Quantitative determination of the Pt magnetic moment in proximity to ferromagnetic material

Abstract

The magnetic proximity effect (MPE) enhances the exchange interaction of nominally non-ferromagnetic materials overcoming the Stoner limit in close contact to ferromagnetic (FM) materials. The paramagnet Pt is a famous example and gets spin polarized by the MPE in Pt/FM bilayers which is of huge importance when studying spin transport phenomena at interfaces such as for the spin Seebeck effect [1], the spin Hall magnetoresistance [2], or spin-orbit torque effects [3]. However, the exact quantitative values for the induced magnetic moment per Pt atom cannot be determined by standard x-ray magnetic circular dichroism (XMCD) experiments on a single thin-film system due to the depth-insensitivity of the XMCD technique at buried interfaces of the sample. Within this contribution, we present the quantitative determination of the Pt magnetic moment induced by the MPE utilizing x-ray resonant magnetic reflectivity (XRMR) [4-6], a favored synchrotron-based technique for spin-depth profiling.

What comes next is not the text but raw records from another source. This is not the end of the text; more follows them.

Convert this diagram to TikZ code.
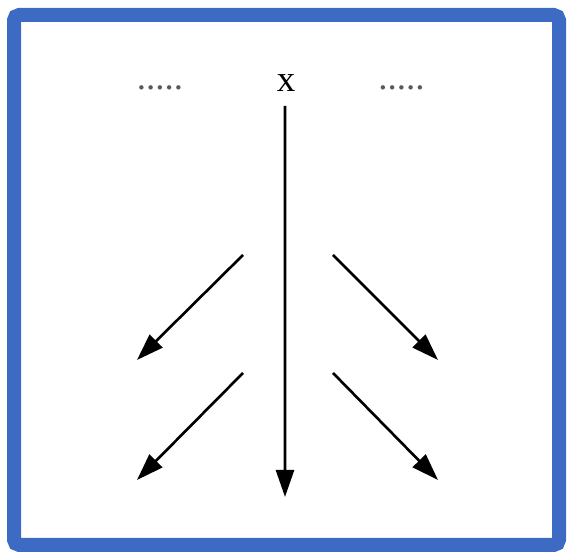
\documentclass[tikz,border=0pt]{standalone}
\usepackage{fontspec}
\setmainfont{Liberation Serif}
\usepackage{tikz}
\usetikzlibrary{arrows.meta,positioning,calc}
\definecolor{frameblue}{RGB}{61,107,196}

\begin{document}
\begin{tikzpicture}[>={Triangle[length=5.4mm,width=3.6mm]},
   lbl/.style={inner sep=0pt,font=\fontsize{21}{25}\selectfont},
   dotsty/.style={lbl,text=black!65},
   arr/.style={->,line width=1.5pt}]
  \useasboundingbox (0,0) rectangle (11.34,11.04);
  % frame
  \draw[frameblue,line width=0.28cm,rounded corners=3pt] (0.28,0.14) rectangle (11.18,10.74);
  % top labels
  \node[lbl] (x) at (5.72,9.38) {x};
  \node[dotsty] (dotsl) at (3.2,9.28) {.....};
  \node[dotsty] (dotsr) at (8.03,9.28) {.....};
  % end points
  \coordinate (xend) at (5.7,1.1);
  \coordinate (l1a) at (4.86,5.94);  \coordinate (l1b) at (2.74,3.84);
  \coordinate (l2a) at (4.86,3.58);  \coordinate (l2b) at (2.74,1.44);
  \coordinate (r1a) at (6.66,5.94);  \coordinate (r1b) at (8.76,3.84);
  \coordinate (r2a) at (6.66,3.58);  \coordinate (r2b) at (8.76,1.44);
  % arrows
  \draw[arr] (x.south) ++(-0.02,-0.28) coordinate (xstart) -- (xend);
  \draw[arr] (l1a) -- (l1b);
  \draw[arr] (l2a) -- (l2b);
  \draw[arr] (r1a) -- (r1b);
  \draw[arr] (r2a) -- (r2b);
\end{tikzpicture}
\end{document}
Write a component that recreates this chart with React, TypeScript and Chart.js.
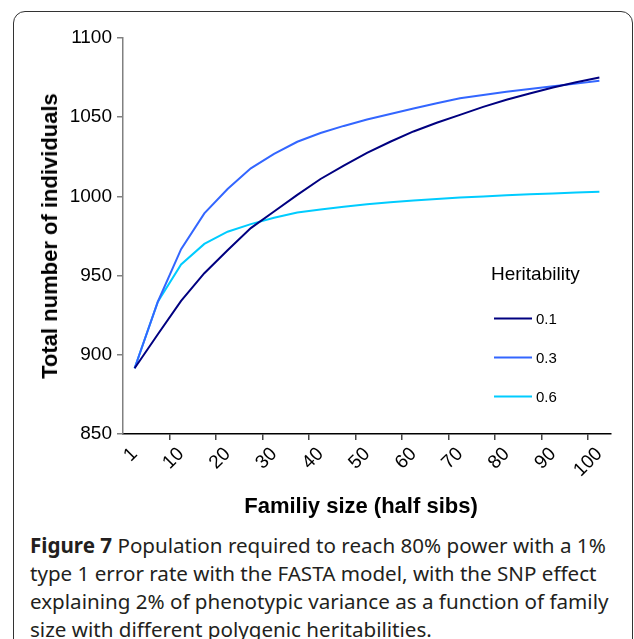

Thus, element selectivity and depth resolution can be combined. A detailed data analysis based on asymmetry ratio fits and mapping the goodness of fit parameter Χ2 (see Fig. 1) [3,7] together with an ab-initio factor (conversion from magnetooptic constant Δβ to Pt magnetic moment) [4] provides quantitative reliable results. The obtained quantitative XRMR values are in very good agreement to vibrating sample magnetometry results [3] and XMCD analyses [8] which take the effective magnetic Pt thickness determined by XRMR into account. Therefore, XRMR is a powerful technique to study spin distributions with depth resolution, element selectively and quantitative reliability.